Mortgage rates held on to yesterday's gains in most cases.  Some lenders were even in slightly better shape today, but not enough to have an effect on anything beyond the upfront costs associated with any given rate quote.  Rates themselves would be right in line with yesterday's. 

That's not a bad thing considering yesterday afternoon brought effective rates near their lowest levels of the month. In this case, lower "effective rates" refer to lower upfront closing costs (or higher lender credits) for the prevailing top tier conventional 30yr fixed rates of 4.0%.  

Bond markets (which underlie interest rate movement) continued to pay more attention to policy developments than the economic data that traditionally has an impact.  In today's case, it was news that a few Republican senators may not vote for the tax bill unless certain changes are made.  That resulted in stocks and bond yields both moving lower in the afternoon.  Lower bond yields coincide with lower mortgage rates.  As a result, many lenders were able to release positive rate sheet revisions this afternoon.

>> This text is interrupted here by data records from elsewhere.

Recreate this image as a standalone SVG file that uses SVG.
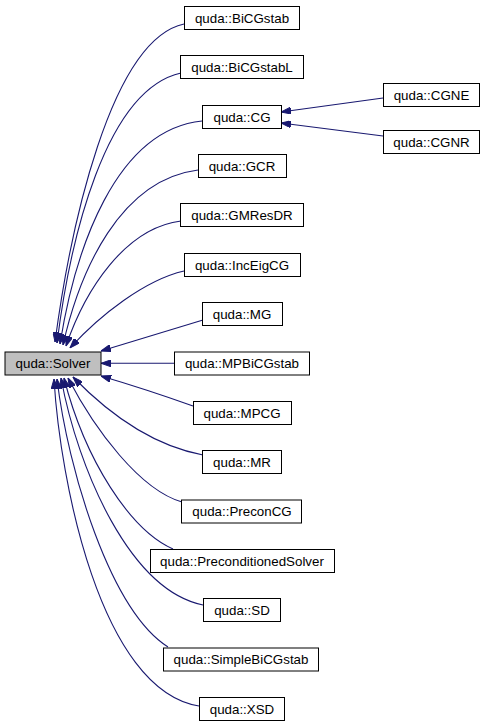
<svg xmlns="http://www.w3.org/2000/svg" width="486" height="727" viewBox="0 0 486 727">
<style>
.n rect{fill:#fff;stroke:#000;stroke-width:1}
.n text{font-family:"Liberation Sans",Arial,sans-serif;font-size:13.33px;text-anchor:middle;fill:#000}
#solver rect{fill:#bfbfbf}
.e path{fill:none;stroke:#191970;stroke-width:1.1;marker-start:url(#ah)}
</style>
<defs>
<marker id="ah" viewBox="0 0 10 7" refX="10" refY="3.5" markerWidth="10" markerHeight="7" markerUnits="userSpaceOnUse" orient="auto-start-reverse">
<polygon points="0,0 10,3.5 0,7" fill="#191970" stroke="#191970"/>
</marker>
</defs>
<rect width="486" height="727" fill="#fff"/>
<g class="e" id="edges">
<path d="M55,342 C70,230 110,40 184,24"/>
<path d="M57,343 C70,240 105,90 181,73"/>
<path d="M60,344 C75,250 115,130 202,121"/>
<path d="M63,345 C80,270 120,180 198,170"/>
<path d="M66,346 C85,290 125,228 181,221"/>
<path d="M70,348 C100,315 145,280 184,271"/>
<path d="M101,351 L203,320"/>
<path d="M101,363.3 L174,363.3"/>
<path d="M101,376 C135,386 165,396 193,406"/>
<path d="M73,377 C105,410 150,445 203,455"/>
<path d="M68,378 C95,430 140,490 182,502"/>
<path d="M64,378 C85,460 130,530 173,549"/>
<path d="M61,378 C78,470 130,590 203,605"/>
<path d="M57,379 C68,470 110,610 168,647"/>
<path d="M54,379 C60,480 100,690 199,706"/>
<path d="M281,112 L383,98"/>
<path d="M281,123 L383,136"/>
</g>
<g class="n" id="solver"><rect x="5" y="352" width="96" height="23"/><text x="53" y="368">quda::Solver</text></g>
<g class="n" id="n0"><rect x="184.5" y="6.5" width="115" height="23"/><text x="242" y="22.5">quda::BiCGstab</text></g>
<g class="n" id="n1"><rect x="180.5" y="55.5" width="123" height="23"/><text x="242" y="71.5">quda::BiCGstabL</text></g>
<g class="n" id="n2"><rect x="202.5" y="105.5" width="79" height="23"/><text x="242" y="121.5">quda::CG</text></g>
<g class="n" id="n3"><rect x="198.5" y="154.5" width="88" height="23"/><text x="242" y="170.5">quda::GCR</text></g>
<g class="n" id="n4"><rect x="180.5" y="203.5" width="123" height="23"/><text x="242" y="219.5">quda::GMResDR</text></g>
<g class="n" id="n5"><rect x="184.5" y="253.5" width="116" height="23"/><text x="242" y="269.5">quda::IncEigCG</text></g>
<g class="n" id="n6"><rect x="202.5" y="302.5" width="80" height="23"/><text x="242" y="318.5">quda::MG</text></g>
<g class="n" id="n7"><rect x="174.5" y="352" width="135" height="23"/><text x="242" y="368">quda::MPBiCGstab</text></g>
<g class="n" id="n8"><rect x="193.5" y="401.5" width="98" height="23"/><text x="242" y="417.5">quda::MPCG</text></g>
<g class="n" id="n9"><rect x="202.5" y="450.5" width="79" height="23"/><text x="242" y="466.5">quda::MR</text></g>
<g class="n" id="n10"><rect x="181.5" y="500" width="120" height="23"/><text x="242" y="516">quda::PreconCG</text></g>
<g class="n" id="n11"><rect x="150.5" y="549.5" width="184" height="23"/><text x="242" y="565.5">quda::PreconditionedSolver</text></g>
<g class="n" id="n12"><rect x="203.5" y="598.5" width="77" height="23"/><text x="242" y="614.5">quda::SD</text></g>
<g class="n" id="n13"><rect x="163.5" y="648" width="155" height="23"/><text x="241" y="664">quda::SimpleBiCGstab</text></g>
<g class="n" id="n14"><rect x="199.5" y="697.5" width="85" height="23"/><text x="242" y="713.5">quda::XSD</text></g>
<g class="n" id="n15"><rect x="383.5" y="83.5" width="96" height="23"/><text x="431.5" y="99.5">quda::CGNE</text></g>
<g class="n" id="n16"><rect x="383.5" y="130.5" width="96" height="23"/><text x="431.5" y="146.5">quda::CGNR</text></g>
</svg>
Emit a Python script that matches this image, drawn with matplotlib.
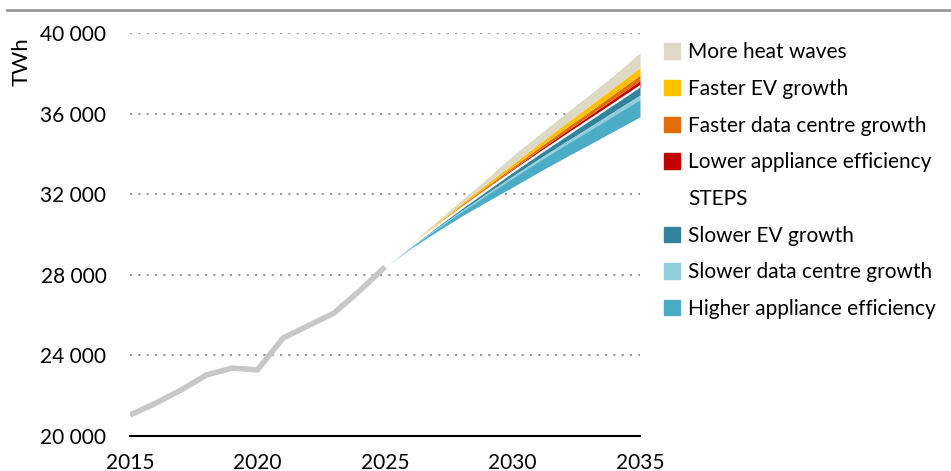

Loan Originator Perspective

Bond markets recouped opening losses by mid-day today, as details on tax reform continued to dominate news.  It feels like reform (in some version) will pass, hopefully markets have had ample time to price in any inflationary effects.  I still don't see a massive upside to floating here, feels like a bet on unlikely propositions (tax reform failure/massive international discord/sudden DC drama).  I'm locking loans within 30 days of closing  -Ted Rood, Senior Originator


Today's Most Prevalent Rates

  • 30YR FIXED - 4.0%
  • FHA/VA - 3.75% 
  • 15 YEAR FIXED - 3.375%
  • 5 YEAR ARMS -  2.75 - 3.25% depending on the lender


Ongoing Lock/Float Considerations

  • 2017 had proven to be a relatively good year for mortgage rates despite widespread expectations for a stronger push higher after the presidential election in late 2016. 

  • While rates remain low in absolute terms, they've moved higher in a more threatening way heading into the 4th quarter, relative to the stability and improvement seen earlier in 2017

  • The default stance for now is that this trend toward higher rates has the potential to continue.  It will take more than a few great days here and there for that outlook to change.

  • For weeks, this bullet point had warned about recent stability inviting a bigger dose of volatility.  That volatility is now here.  As such, locking is generally the better choice until the volatility is clearly dying down.
  • Rates discussed refer to the most frequently-quoted, conforming, conventional 30yr fixed rate for top tier borrowers among average to well-priced lenders.  The rates generally assume little-to-no origination or discount except as noted when applicable.  Rates appearing on this page are "effective rates" that take day-to-day changes in upfront costs into consideration.